In an unboxing video, a omnipresent voice is heard as a pair of nicely manicured hands opens toys. That's it. And my kids love it.
"When are you going to start the camera?" my daughter asked while sticking a finger up her nose.
"It's already rolling," I said. "Are we doing a video on you picking your nose?"
Her eyes got wide, and she looked right into the camera and smiled. She slowly put her finger away. "I wasn't picking, just scratching an itch," she said.
"An itch on your brain?" I asked.
Can you imagine an infomercial so good that you want to recreate it in your home? We do it all of the time.
We watch TV through the internet and streaming services. And my kids love YouTube, specifically "unboxing" videos.

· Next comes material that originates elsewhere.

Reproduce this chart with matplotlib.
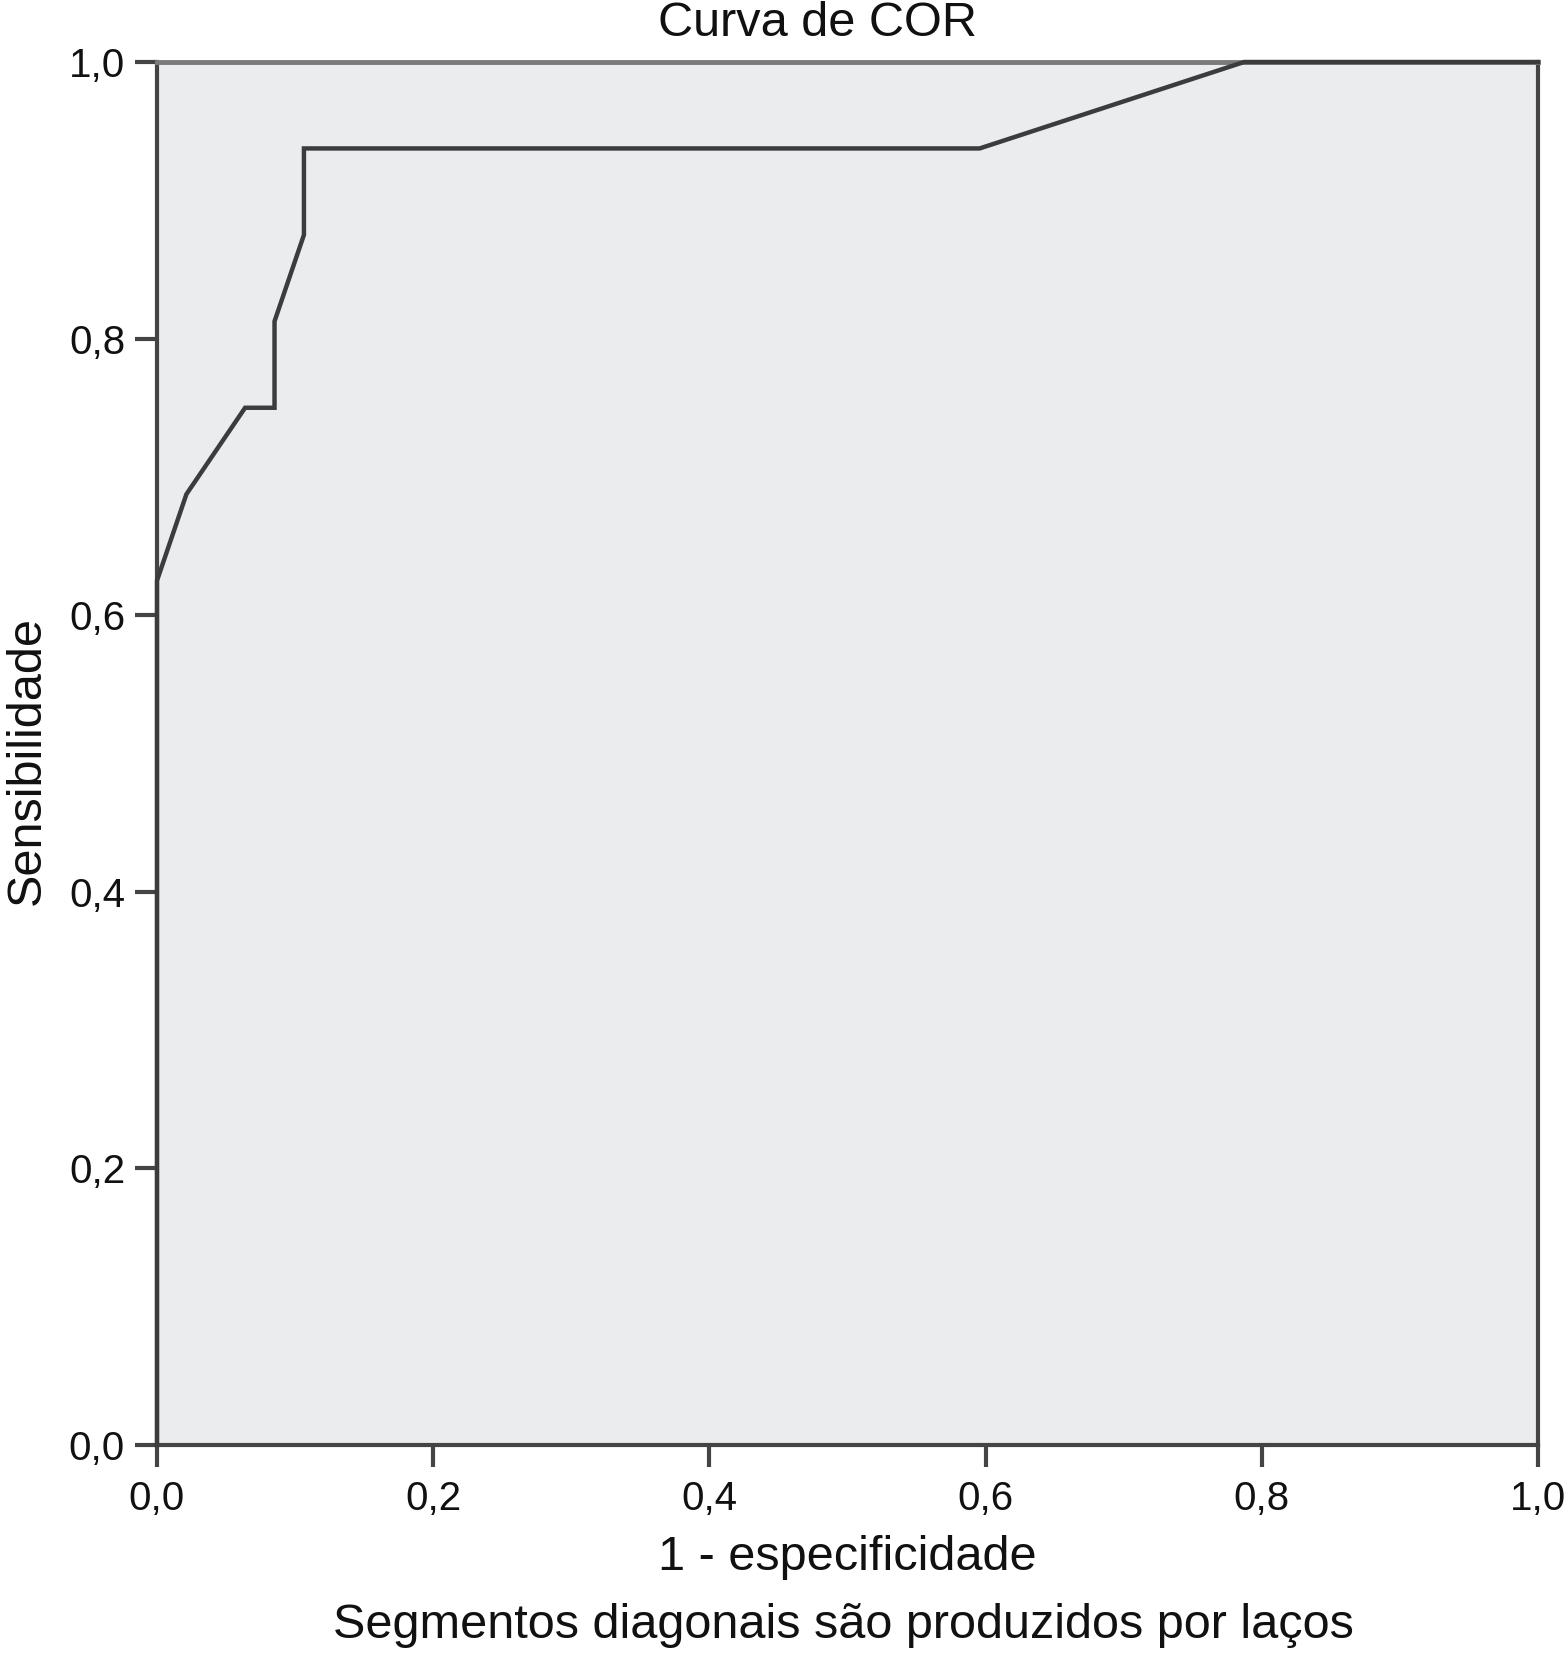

In an unboxing video, a omnipresent voice is heard as a pair of nicely manicured hands opens toys. That's it. These are most often mystery toys, called "blind bags," where you don't know which character you are going to get until you open it. It's like opening a pack of baseball cards.
The woman with the colorful nails opens the bag, shows off the toy, cracks some jokes, and seven minutes later my daughters wake me up.
Initially, I hated these shows, seeing them as a long commercial for an overpriced toy that once opened is not nearly as interesting as the buildup. But then one day, my 5-year-old decided she was going to make her own videos. And I like anything that gets my kids thinking creatively.
She filled a colorful box with knick knacks. When I started filming, she opened it and acted surprised as she pulled out each item and explained all about them. Of course, she couldn't remember too much about them, so she made up backstories. One pony, for instance, didn't have a name because a magical wizard had stolen it.
She signs off each video with "don't forget to subscribe to my channel" because that's what the woman on the video does.
My favorite part of her videos, which really sets it a part from the others, is when her little sister wanders in and steals a handful of toys from the box and runs off. She did it enough times that we gave her a show as a compromise. Our 2-year-old's videos are great, mostly because they last about 20 seconds. She pulls out one toy, shows it off, and then reminds everyone to " 'scribe my channel."
Making these videos is rainy day gold. They probably aren't going to be internet stars though, mostly because we don't post the videos for public consumption. But we hold on to them. I like the idea that years from now we can look back and see themselves and their personalities.
Also, watching your kids grow up is heartbreaking. And being able to hold on to little moments here and there is something worth subscribing.